SARASOTA, Fla. – For a few weeks, Adam Jones won’t be around the Orioles.
He’ll leave on Sunday for Phoenix where Team USA will get ready for the World Baseball Classic.
Jones went 0-for-3 in his last game, and he leaves with just one hit in 11 at-bats.
So many of the best U.S. players have turned down the opportunity to play for Team USA. Jones isn’t one of them.
“Get to play for your country,” he said Friday morning. “I’m going to miss these guys here, but they understand the opportunity that I have, and I’m pumped to be able to play for Team USA.”
Jones reported early, and says he hasn’t made any adjustments to his training regimen.
“I'm just going to have to play a little bit longer instead of the five or six innings I normally play down here. Stretch them out to all nine. I just trained my legs a little more. Basically what I did last year. I think the most important thing is to play 162 for Baltimore, but I made sure that I played my legs in order for this WBC because I know the biggest concern is the health risks, the issues,” Jones said.

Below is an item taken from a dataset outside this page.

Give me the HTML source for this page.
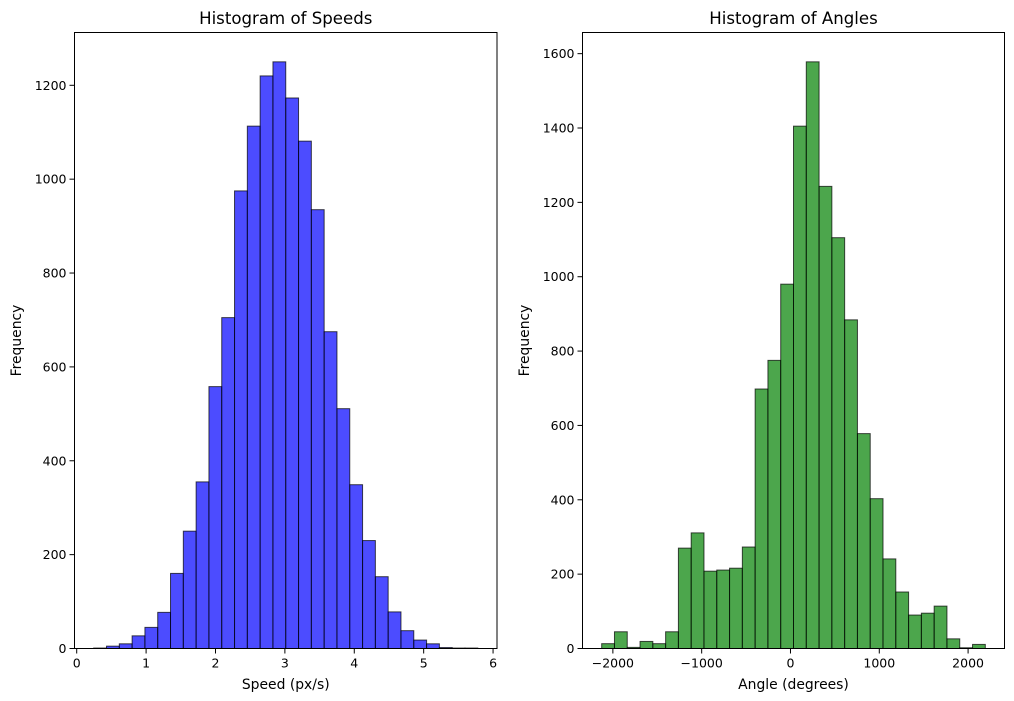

“Nobody wants to get hurt doing it because you're not playing for your team, you're playing for your country, but I think I'm in good enough shape to go out there and give it all I've got.”
The number of excellent American players by passing the WBC exceeds the number playing: Matt Cain, Prince Fielder, Zack Greinke, Josh Hamilton, Matt Kemp, Evan Longoria, Buster Posey and Justin Verlander aren’t playing.
The best known Americans playing are Ryan Braun, R.A. Dickey, Joe Mauer Giancarlo Stanton, Mark Teixeira and David Wright.
"On paper, it's a damn good team. You've just got to go out there and play together. We're going to have a workout on Monday and we're going to greet each other and shake each other's hands, and then get to work," Jones said.
Pedro Strop will be on Team Dominican Republic, and it’s something Jones believes will be fun if the U.S. meets the Dominicans.
“Good chance we might see each other in Miami. And hey, it's going to be prideful, it's going to be good, but that's what you want. You want the competition. And I'm not shying away from it," Jones said.
In its third incarnation, the WBC has not proven to be terrifically popular with fans.
“We've trained ourselves, especially the starting pitchers, where they're full-strength mid-March rather than early March. And Team Japan, South Korea, they work together. They play with each other 90 percent of their games and they know each other inside and out,” Jones said.
“We have 30 teams and it's a lot of different players from every organization. But at the same time, I think this group should be able to do a lot of good things."
Jones played every game last year, and he said he has an aim. Cal Ripken, watch out.
“I'm going to break Cal's record. I'm going after Cal. Cal is in my sights,” Jones said. Sixteen more years. But that's my goal. If I show up at the ballpark, I'd rather play than sit. I'd rather play than have a day off. That's just my mentality."
Manager Buck Showalter doesn’t want Jones to play the full schedule.
“He won’t play 162,” Showalter said. “But don’t hold me to that. I kept trying to get him out of there last year.”
Last year, Showalter had him DH one day, and Jones wasn’t happy with that.
When Jones returns from the WBC, Showalter is planning to rest him for a few days. Jones will want to play.
“We have days off. We have a few scheduled days off during the season, and I take those off and I don't do anything. If I come to the ballpark and I'm not injured, I pretty much want to play. And days I don't see my name in the lineup, you can't veto the manager, but I'd go in his office and say, 'I want to play. I'd rather play than sit out,'" Jones said.